- Leader: Lowell Weicker
- Founded: 1990
- Dissolved: 1998
- Split from: Republican Party
- Headquarters: Greenwich, Connecticut
- Ideology: Social liberalism
- Political position: Center-left
- Colors: Orange

= A Connecticut Party =

Political party in Connecticut

A Connecticut Party was a political party formed by former Republican senator and gubernatorial candidate Lowell Weicker in 1990. Weicker announced his run for Connecticut Governor as a third-party candidate on March 2, 1990. On April 16, he formally unveiled the name of his party as A Connecticut Party. Weicker subsequently won the 1990 gubernatorial election and served a single term as governor of Connecticut, becoming the first third party Connecticut governor to be elected in 134 years. The party was intentionally named to fall alphabetically first on the ballot among the minor parties, with the Republican and Democratic parties not listed alphabetically.

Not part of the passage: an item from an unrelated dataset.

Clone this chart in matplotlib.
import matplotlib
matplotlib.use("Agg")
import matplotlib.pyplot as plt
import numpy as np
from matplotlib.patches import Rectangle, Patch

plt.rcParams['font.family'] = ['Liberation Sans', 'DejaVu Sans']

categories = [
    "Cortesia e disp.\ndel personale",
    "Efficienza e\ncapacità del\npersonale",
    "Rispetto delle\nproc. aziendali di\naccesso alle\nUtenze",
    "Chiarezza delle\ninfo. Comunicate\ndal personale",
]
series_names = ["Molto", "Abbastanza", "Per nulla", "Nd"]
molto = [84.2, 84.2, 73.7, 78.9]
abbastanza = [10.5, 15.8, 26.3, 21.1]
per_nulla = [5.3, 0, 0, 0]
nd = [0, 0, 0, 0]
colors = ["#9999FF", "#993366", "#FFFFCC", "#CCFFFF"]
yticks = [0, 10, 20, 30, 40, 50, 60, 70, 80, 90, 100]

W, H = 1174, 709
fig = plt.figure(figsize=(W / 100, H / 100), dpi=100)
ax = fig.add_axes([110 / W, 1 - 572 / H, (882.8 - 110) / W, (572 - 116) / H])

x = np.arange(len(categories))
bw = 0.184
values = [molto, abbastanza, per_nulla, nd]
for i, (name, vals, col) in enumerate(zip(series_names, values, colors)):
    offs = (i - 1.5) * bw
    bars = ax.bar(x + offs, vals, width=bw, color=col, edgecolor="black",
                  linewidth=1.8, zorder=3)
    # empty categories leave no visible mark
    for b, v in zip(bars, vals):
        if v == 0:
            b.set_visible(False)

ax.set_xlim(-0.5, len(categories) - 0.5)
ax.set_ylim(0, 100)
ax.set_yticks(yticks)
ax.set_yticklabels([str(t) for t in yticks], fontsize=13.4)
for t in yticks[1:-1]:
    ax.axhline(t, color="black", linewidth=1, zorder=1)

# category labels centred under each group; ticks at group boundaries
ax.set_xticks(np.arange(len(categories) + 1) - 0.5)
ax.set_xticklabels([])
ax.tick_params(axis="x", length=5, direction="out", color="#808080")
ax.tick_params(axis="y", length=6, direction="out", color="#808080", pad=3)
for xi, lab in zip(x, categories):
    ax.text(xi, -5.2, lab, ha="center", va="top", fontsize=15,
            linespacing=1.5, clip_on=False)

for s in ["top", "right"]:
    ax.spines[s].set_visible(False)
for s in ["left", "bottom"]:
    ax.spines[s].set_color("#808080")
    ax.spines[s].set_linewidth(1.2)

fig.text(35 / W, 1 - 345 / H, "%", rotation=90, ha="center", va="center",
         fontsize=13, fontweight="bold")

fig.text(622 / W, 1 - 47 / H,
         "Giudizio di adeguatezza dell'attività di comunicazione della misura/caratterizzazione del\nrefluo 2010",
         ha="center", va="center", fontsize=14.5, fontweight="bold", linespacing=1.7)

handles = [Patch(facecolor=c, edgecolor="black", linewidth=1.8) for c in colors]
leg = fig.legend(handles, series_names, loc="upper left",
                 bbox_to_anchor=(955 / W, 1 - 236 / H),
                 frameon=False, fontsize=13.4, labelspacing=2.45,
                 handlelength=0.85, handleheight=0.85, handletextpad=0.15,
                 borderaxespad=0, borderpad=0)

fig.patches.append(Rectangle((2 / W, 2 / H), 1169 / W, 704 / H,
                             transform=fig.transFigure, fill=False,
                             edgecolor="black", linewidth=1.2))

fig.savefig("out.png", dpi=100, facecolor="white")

In 1992 the party held its first convention with 350 delegates attending. At the convention the party endorsed more than 100 candidates for the General Assembly (about 80 Democrats, 16 A Connecticut Party candidates and a "handful of Republicans").

Lowell’s lieutenant governor was Eunice Groark, the first third party candidate to become lieutenant governor since Roger Averill was elected to his fourth term in 1865. In 1994, Groark attempted to carry the ACP banner into the governor's race, but was defeated, finishing third with 18.9% of the vote. In other races for statewide or federal office, the party mostly endorsed Democrats including incumbents Joe Lieberman for US Senate, Richard Blumenthal for attorney general, Joseph M. Suggs Jr. for state treasurer, and Barbara B. Kennelly for representative in the 1st congressional district. The party also endorsed the Democratic Party candidacies of state representative Miles S. Rapoport for secretary of state, and Charlotte Koskoff for representative in the 6th congressional district. In the 2nd congressional district the party ran its own candidate, David Bingham, who finished third in a three-way race with 14.90%. However, without its own statewide officeholder, the party faded from view by the late 1990s. The party stopped running its own candidates in 1998.

One of its chairs was Diane Blick.

Starting in 2021 there is an ongoing effort to revive the party in West Hartford. However, this new party of the same name shares no legal relation to A Connecticut Party.